The field is structured into a grid of short rows of different varieties with gaps between, so there are points to help assembly (not like a dense corn field). My ideal package would be something I could take images of the field when the corn is small for stand count, then take similar pictures at maturity to assess differences in plant height. These do not have to be down to the centimeter, but I would like to be able to rate each variety “High, medium, Low” or something similar. The stand count is my priority in this, but if it is possible to get the ability to assess differences in plant height also, I would really like that.

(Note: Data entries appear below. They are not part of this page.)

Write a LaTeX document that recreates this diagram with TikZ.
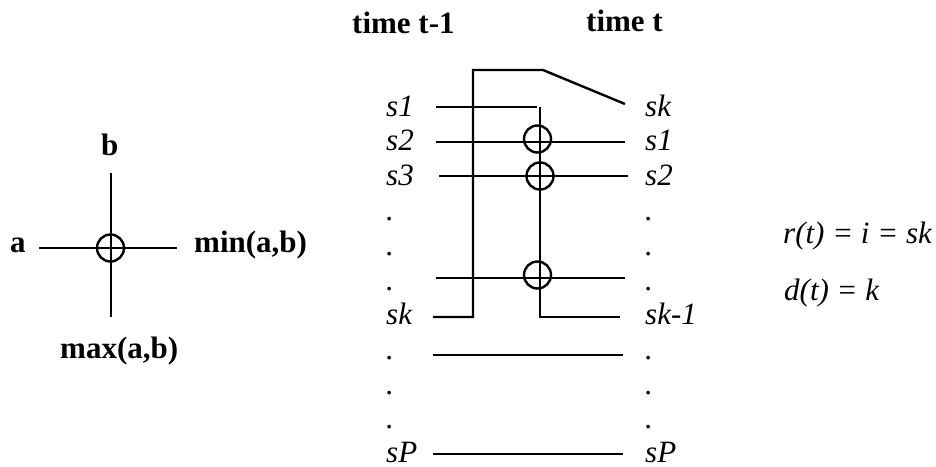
\documentclass[tikz,border=0pt]{standalone}
\usepackage{fontspec}
\setmainfont{Liberation Serif}
\begin{document}
\begin{tikzpicture}[x=1pt,y=-1pt,
  wire/.style={draw=black,line width=2.4pt,line join=miter},
  xorc/.style={circle,draw=black,line width=2.4pt,minimum size=27pt,inner sep=0pt,fill=none},
  bl/.style={anchor=base west,inner sep=0pt,font=\fontsize{31}{31}\selectfont\bfseries},
  il/.style={anchor=base west,inner sep=0pt,font=\fontsize{31}{31}\selectfont\itshape}]
\useasboundingbox (0,0) rectangle (936,466);
% titles
\node[bl] (tprev) at (352,33) {time t-1};
\node[bl] (tcur) at (586,31) {time t};
% left element
\node[bl] (a) at (10,252) {a};
\node[bl] (b) at (101,155) {b};
\node[bl] (mn) at (194,252) {min(a,b)};
\node[bl] (mx) at (60,358) {max(a,b)};
\coordinate (aL) at (39,248);
\coordinate (aR) at (177,248);
\coordinate (bT) at (111,173);
\coordinate (bB) at (111,317);
\draw[wire] (aL) -- (aR);
\draw[wire] (bT) -- (bB);
\node[xorc] (c0) at (110.5,248) {};
% left labels
\node[il] (ls1) at (386,116) {s1};
\node[il] (ls2) at (386,150) {s2};
\node[il] (ls3) at (386,185) {s3};
\node[il] (lsk) at (386,324) {sk};
\node[il] (lsP) at (386,462) {sP};
% right labels
\node[il] (rsk) at (645,116) {sk};
\node[il] (rs1) at (645,150) {s1};
\node[il] (rs2) at (645,185) {s2};
\node[il] (rsk1) at (645,324) {sk-1};
\node[il] (rsP) at (645,462) {sP};
% dots
\foreach \n/\y in {1/220,2/255,3/290,4/359,5/394,6/428}{
  \node[il] (dl\n) at (386,\y) {.};
  \node[il] (dr\n) at (645,\y) {.};
}
% wires
\coordinate (k0) at (433,317);
\coordinate (k1) at (473,317);
\coordinate (k2) at (473,70);
\coordinate (k3) at (543,70);
\coordinate (k4) at (625,104);
\draw[wire] (k0) -- (k1) -- (k2) -- (k3) -- (k4);
\coordinate (s1a) at (436,107);
\coordinate (s1b) at (537,107);
\draw[wire] (s1a) -- (s1b);
\coordinate (v0) at (540,107);
\coordinate (v1) at (540,317);
\coordinate (v2) at (620,317);
\draw[wire] (v0) -- (v1) -- (v2);
\coordinate (s2a) at (436,142);
\coordinate (s2b) at (625,142);
\draw[wire] (s2a) -- (s2b);
\coordinate (s3a) at (439,176);
\coordinate (s3b) at (628,176);
\draw[wire] (s3a) -- (s3b);
\coordinate (s4a) at (436,278);
\coordinate (s4b) at (625,278);
\draw[wire] (s4a) -- (s4b);
\coordinate (s5a) at (433,355);
\coordinate (s5b) at (623,355);
\draw[wire] (s5a) -- (s5b);
\coordinate (s6a) at (433,454);
\coordinate (s6b) at (623,454);
\draw[wire] (s6a) -- (s6b);
\node[xorc] (c1) at (537.5,139) {};
\node[xorc] (c2) at (540,176) {};
\node[xorc] (c3) at (537.5,275) {};
% formulas
\node[il] (f1) at (783,243) {r(t) = i = sk};
\node[il] (f2) at (784,300) {d(t) = k};
\end{tikzpicture}
\end{document}
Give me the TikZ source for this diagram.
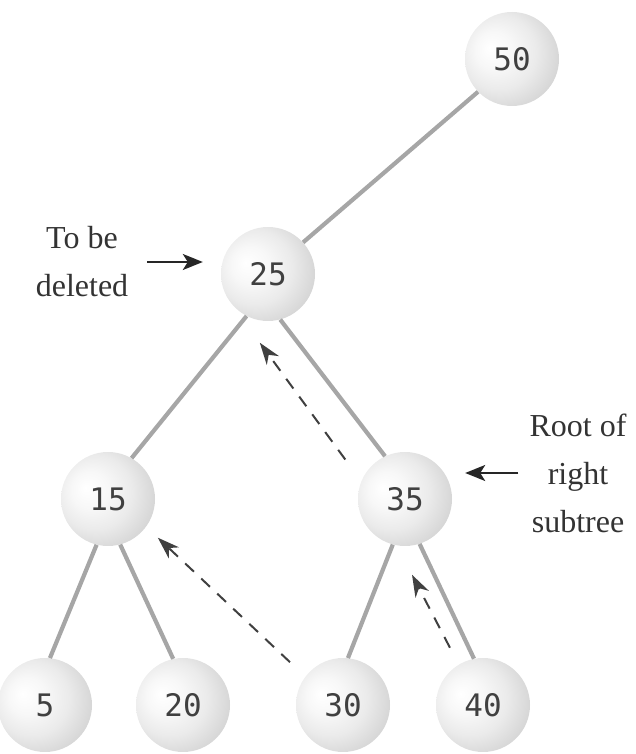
\documentclass[tikz,border=0pt]{standalone}
\usepackage{fontspec}
\setmainfont{Liberation Serif}
\newfontfamily\ballfont{DejaVu Sans Mono}
\usetikzlibrary{arrows.meta}
\usetikzlibrary{positioning}
\pgfdeclareradialshading{sphere}{\pgfpoint{-12bp}{6bp}}{color(0bp)=(white); color(10bp)=(white!97!black); color(20bp)=(white!92!black); color(30bp)=(white!84!black); color(38bp)=(white!76!black); color(50bp)=(white!74!black)}
\tikzstyle{ball} = [circle, minimum size=94pt, inner sep=0pt, shading=sphere, font=\ballfont\fontsize{31}{31}\selectfont, text=black!75]
\tikzstyle{edge} = [line width=4.2pt, draw=black!35]
\tikzstyle{back} = [-{Stealth[length=22pt, width=15pt, inset=7pt]}, dash pattern=on 12pt off 10pt, line width=2pt, draw=black!75]
\tikzstyle{note} = [align=center, inner sep=0pt, font=\fontsize{32}{48}\selectfont, text=black!80]
\tikzstyle{point} = [-{Stealth[length=20pt, width=16pt, inset=5pt]}, line width=2.2pt, draw=black!85]

\begin{document}
\begin{tikzpicture}[on grid]
   \useasboundingbox (0,0) rectangle (635pt,754pt);
   % Place nodes
   \node [ball] (n50) at (512pt,695pt) {50};
   \node [ball, below left = 215pt and 244pt of n50] (n25) {25};
   \node [ball, below left = 225pt and 160pt of n25] (n15) {15};
   \node [ball, below right = 225pt and 137pt of n25] (n35) {35};
   \node [ball, below left = 206pt and 63pt of n15] (n5) {5};
   \node [ball, below right = 206pt and 75pt of n15] (n20) {20};
   \node [ball, below left = 206pt and 62pt of n35] (n30) {30};
   \node [ball, below right = 206pt and 78pt of n35] (n40) {40};
   \node [note, above left = 12pt and 186pt of n25] (del) {To be\\deleted};
   \node [note, above right = 26pt and 173pt of n35] (rst) {Root of\\right\\subtree};

   % Tree edges
   \draw [edge] (n50.224) -- (n25.42);
   \draw [edge] (n25.243) -- (n15.60);
   \draw [edge] (n25.285) -- (n35.115);
   \draw [edge] (n15.256) -- (n5.84);
   \draw [edge] (n15.285) -- (n20.102);
   \draw [edge] (n35.255) -- (n30.84);
   \draw [edge] (n35.288) -- (n40.101);

   % Moving up
   \draw [back, shorten <=27pt, shorten >=50pt] (n35.158) -- (n25.217);
   \draw [back, shorten <=21pt, shorten >=16pt] (n30.143) -- (n15.324);
   \draw [back, shorten <=19pt, shorten >=33pt] (n40.121) -- (n35.260);

   % Labels
   \draw [point, shorten <=19pt, shorten >=18pt] (del.east) -- (del.east -| n25.west);
   \draw [point, shorten <=11pt, shorten >=13pt] (rst.west) -- (rst.west -| n35.east);
\end{tikzpicture}
\end{document}
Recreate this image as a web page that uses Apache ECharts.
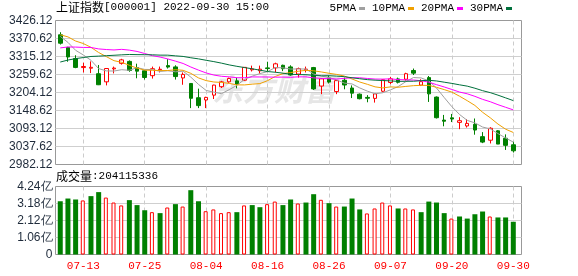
<!DOCTYPE html>
<html><head><meta charset="utf-8">
<script src="https://cdn.jsdelivr.net/npm/echarts@6/dist/echarts.min.js"></script>
<style>html,body{margin:0;padding:0;background:#fff}#c{width:578px;height:276px}</style>
</head><body><div id="c"></div>
<script>
const dates = ['07-08','07-11','07-12','07-13','07-14','07-15','07-18','07-19','07-20','07-21','07-22','07-25','07-26','07-27','07-28','07-29','08-01','08-02','08-03','08-04','08-05','08-08','08-09','08-10','08-11','08-12','08-15','08-16','08-17','08-18','08-19','08-22','08-23','08-24','08-25','08-26','08-29','08-30','08-31','09-01','09-02','09-05','09-06','09-07','09-08','09-09','09-13','09-14','09-15','09-16','09-19','09-20','09-21','09-22','09-23','09-26','09-27','09-28','09-29','09-30'];
const opens = [3382,3343,3309,3281,3279,3262,3237,3277,3294,3300,
  3281,3271,3256,3274,3287,3283,3249,3232,3188,3181,
  3196,3222,3237,3240,3242,3274,3271,3280,3280,3288,
  3283,3261,3274,3281,3224,3249,3207,3242,3218,3199,
  3189,3186,3208,3235,3246,3245,3272,3227,3250,3190,
  3119,3126,3112,3101,3106,3068,3057,3086,3063,3043];
const closes = [3356.08,3313.58,3281.47,3284.29,3281.74,3228.06,3278.10,3279.43,3304.72,3272.00,
  3269.97,3250.39,3277.44,3275.76,3282.58,3253.24,3259.96,3186.27,3163.67,3189.04,
  3227.03,3236.93,3247.43,3230.02,3281.67,3276.89,3276.09,3277.88,3292.53,3277.54,
  3258.08,3277.79,3276.22,3215.20,3246.25,3236.22,3240.73,3227.22,3202.14,3184.98,
  3186.48,3199.91,3243.45,3246.29,3235.59,3262.05,3263.80,3237.54,3199.92,3126.40,
  3115.60,3122.41,3117.18,3108.91,3088.37,3051.23,3093.86,3045.07,3041.20,3024.39];
const lows = [3352,3299,3279,3266,3264,3227,3226,3263,3290,3268,
  3248,3244,3247,3266,3278,3244,3228,3156,3156,3156,
  3184,3218,3234,3217,3240,3269,3262,3270,3266,3270,
  3256,3250,3266,3212,3199,3232,3199,3214,3187,3183,
  3174,3173,3205,3230,3232,3241,3258,3224,3175,3124,
  3100,3113,3091,3096,3074,3048,3047,3045,3027,3019];
const highs = [3390,3345,3319,3296,3300,3289,3279,3284,3308,3303,
  3293,3273,3284,3284,3307,3288,3266,3233,3216,3191,
  3228,3240,3250,3250,3282,3287,3287,3299,3296,3290,
  3288,3281,3284,3283,3248,3256,3242,3250,3226,3201,
  3196,3200,3245,3252,3250,3265,3278,3245,3255,3192,
  3135,3138,3128,3122,3124,3082,3097,3088,3075,3052];
// volume in 亿
const volumes = [3.32,3.49,3.43,3.37,3.64,3.89,3.55,3.24,3.06,3.39,
  3.08,2.76,2.64,2.58,2.93,3.14,2.99,4.01,3.32,2.70,
  2.81,2.58,2.64,2.64,3.06,3.08,2.95,3.14,3.30,3.08,
  3.43,3.18,3.24,3.76,3.41,3.20,2.99,2.99,3.49,2.81,
  2.56,2.87,3.24,3.06,2.87,2.87,2.81,2.64,3.30,3.24,
  2.58,2.24,2.37,2.24,2.51,2.68,2.37,2.31,2.31,2.04115336];
// closes of the 29 sessions before 07-08 (for moving averages)
const earlierCloses = [3130.24,3149.06,3186.43,3182.16,3195.46,3236.37,3241.76,3263.79,3238.95,3284.83,
  3255.55,3288.91,3305.41,3285.38,3316.79,3315.43,3306.72,3267.20,3320.15,3349.75,
  3379.19,3409.21,3361.52,3398.62,3387.64,3405.43,3404.03,3355.35,3364.40];
const maPeriods = [5, 10, 20, 30];
const maNames = ['5PMA', '10PMA', '20PMA', '30PMA'];
const maColors = ['#a0a0a0', '#f0a000', '#ff00ff', '#00703c'];
const priceMin = 2982.12, priceMax = 3426.12, priceStep = 55.5;
const volMax = 4.24, volStep = 1.06;
const headerName = '上证指数';
const headerRest = '[000001] 2022-09-30 15:00';
const volTitle = '成交量';
const lastVolume = '204115336';

const allCloses = earlierCloses.concat(closes);
function ma(n) {
  return closes.map((c, i) => {
    const k = i + earlierCloses.length;
    let s = 0;
    for (let j = k - n + 1; j <= k; j++) s += allCloses[j];
    return +(s / n).toFixed(2);
  });
}
const candleData = dates.map((d, i) => [opens[i], closes[i], lows[i], highs[i]]);
const volUp = [], volDown = [];
volumes.forEach((v, i) => {
  const prev = i === 0 ? earlierCloses[earlierCloses.length - 1] : closes[i - 1];
  if (closes[i] > prev) { volUp.push(v); volDown.push('-'); }
  else { volUp.push('-'); volDown.push(v); }
});

const labelEvery = (idx) => idx >= 3 && (idx - 3) % 8 === 0;
const frameL = 55.5, frameW = 466;
const dataL = 60.26, dataW = 453.04;
const mainTop = 20.5, mainH = 144;
const volTop = 186.5, volH = 68;
const gridLineColor = '#cfcfcf';
const labelColor = '#1e2a3a';

const chart = echarts.init(document.getElementById('c'), null, {renderer: 'canvas'});
const dashedSplit = {show: true, interval: labelEvery, lineStyle: {color: '#cccccc', type: [4, 3], width: 1}};
const richTitle = {
  a: {fontFamily: 'Noto Sans CJK SC', fontSize: 12, color: '#000', fontWeight: 'normal'},
  b: {fontFamily: 'Liberation Mono', fontSize: 11, color: '#000', fontWeight: 'normal'}
};
chart.setOption({
  animation: false,
  backgroundColor: '#fff',
  title: [
    {text: '{a|' + headerName + '}{b|' + headerRest + '}', left: 56, top: 1, padding: 0,
      textStyle: {fontWeight: 'normal', rich: richTitle}},
    {text: '{a|' + volTitle + '}{b|:' + lastVolume + '}', left: 56, top: 170, padding: 0,
      textStyle: {fontWeight: 'normal', rich: richTitle}}
  ],
  legend: {
    right: 66, top: 3, align: 'right', itemGap: 7, itemWidth: 6, itemHeight: 3, icon: 'rect',
    padding: 0,
    textStyle: {fontFamily: 'Liberation Mono', fontSize: 11, color: '#000', padding: [0, -2, 0, 0]},
    data: maNames
  },
  grid: [
    {left: frameL, top: mainTop, width: frameW, height: mainH, show: true, borderColor: '#999', borderWidth: 1, backgroundColor: 'transparent'},
    {left: dataL, top: mainTop, width: dataW, height: mainH, show: false},
    {left: frameL, top: volTop, width: frameW, height: volH, show: true, borderColor: '#999', borderWidth: 1, backgroundColor: 'transparent'},
    {left: dataL, top: volTop, width: dataW, height: volH, show: false}
  ],
  xAxis: [
    {type: 'value', gridIndex: 0, show: false, min: 0, max: 1},
    {type: 'category', gridIndex: 1, data: dates, boundaryGap: false,
      axisLine: {show: false}, axisTick: {show: false}, axisLabel: {show: false}, splitLine: dashedSplit},
    {type: 'value', gridIndex: 2, show: false, min: 0, max: 1},
    {type: 'category', gridIndex: 3, data: dates, boundaryGap: false,
      axisLine: {show: false}, axisTick: {show: false},
      axisLabel: {show: true, interval: labelEvery, color: '#ff0000', fontFamily: 'Liberation Mono', fontSize: 11, margin: 6},
      splitLine: dashedSplit}
  ],
  yAxis: [
    {type: 'value', gridIndex: 0, min: priceMin, max: priceMax, interval: priceStep,
      axisLine: {show: false}, axisTick: {show: false},
      axisLabel: {color: labelColor, fontFamily: 'Liberation Sans', fontSize: 12, margin: 3, formatter: v => v.toFixed(2)},
      splitLine: {show: true, showMinLine: false, showMaxLine: false, lineStyle: {color: gridLineColor, width: 1}}},
    {type: 'value', gridIndex: 1, min: priceMin, max: priceMax, show: false, splitLine: {show: false}},
    {type: 'value', gridIndex: 2, min: 0, max: volMax, interval: volStep,
      axisLine: {show: false}, axisTick: {show: false},
      axisLabel: {color: labelColor, fontFamily: 'Liberation Sans', fontSize: 12, margin: 3,
        formatter: v => v === 0 ? '0' : v.toFixed(2) + '亿'},
      splitLine: {show: true, showMinLine: false, showMaxLine: false, lineStyle: {color: gridLineColor, width: 1}}},
    {type: 'value', gridIndex: 3, min: 0, max: volMax, show: false, splitLine: {show: false}}
  ],
  graphic: [{
    type: 'text', left: 212, top: 74, z: -1, silent: true,
    style: {text: '东方财富', fill: '#e6e6e6', font: 'italic bold 31px "Noto Sans CJK SC"'}
  }],
  series: [
    {type: 'candlestick', name: 'K', xAxisIndex: 1, yAxisIndex: 1, data: candleData, barWidth: 4, clip: false,
      itemStyle: {color: '#ffffff', color0: '#008000', borderColor: '#ff0000', borderColor0: '#008000', borderWidth: 1}},
    ...maPeriods.map((p, k) => ({
      type: 'line', name: maNames[k], xAxisIndex: 1, yAxisIndex: 1, data: ma(p), symbol: 'none', clip: false,
      lineStyle: {color: maColors[k], width: 1}, itemStyle: {color: maColors[k]}, z: 3
    })),
    {type: 'bar', name: 'volUp', xAxisIndex: 3, yAxisIndex: 3, data: volUp, barWidth: 4, barGap: '-100%', clip: false,
      itemStyle: {color: '#ffffff', borderColor: '#ff0000', borderWidth: 1}},
    {type: 'bar', name: 'volDown', xAxisIndex: 3, yAxisIndex: 3, data: volDown, barWidth: 5, barGap: '-100%', clip: false,
      itemStyle: {color: '#008000'}}
  ]
});
</script>
</body></html>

My plan is to use an X3 and possibly an X3 NDVI conversion to do some of my graduate research, but the ability to do stand count and plant height would be a huge savings for me. I will be paying for the UAV, data processing, etc all myself, so it needs to be a somewhat simple solution, and not ridiculously expensive.
Can anyone provide pointers on how to go about this?
Are you aware of the work at Rothamsted?
- Setup permanent GCPs (DroneDeploy support guys can help you when processing the GCPs).
- Take a base map after sowing
- Take an emergence map which you can do around 40m for good results on the X3 for stand count.
- Take pre-harvest / end trial map for plant height. Given your grids you should get good height data, but be aware of plot spacing and possible rope boundaries to prevent / limit crop fall-over and keep boundaries clear of encroachment because all of that will skew your results. Basically, where the standing corn ends you want a nice, clean edge and then nothing but soil on the plot boundary. Then, just map it on a still day and you should get pretty good results.
I’d recommend flying EACH map twice at two different altitudes. Say 40m and 80m. Earlier in the growth the lower altitude will give better results, latter the higher but by flying both you have the cross-reference should you need it.
Similarly with the x3 NDVI, although you’ll really struggle to get much useful out of that at 40m.
I’m doing research in agriculture for software I’m planning to build and I was wondering what decisions can be made based on stand counts, as well as plant heights, when growing corn. Any chance you can help me out?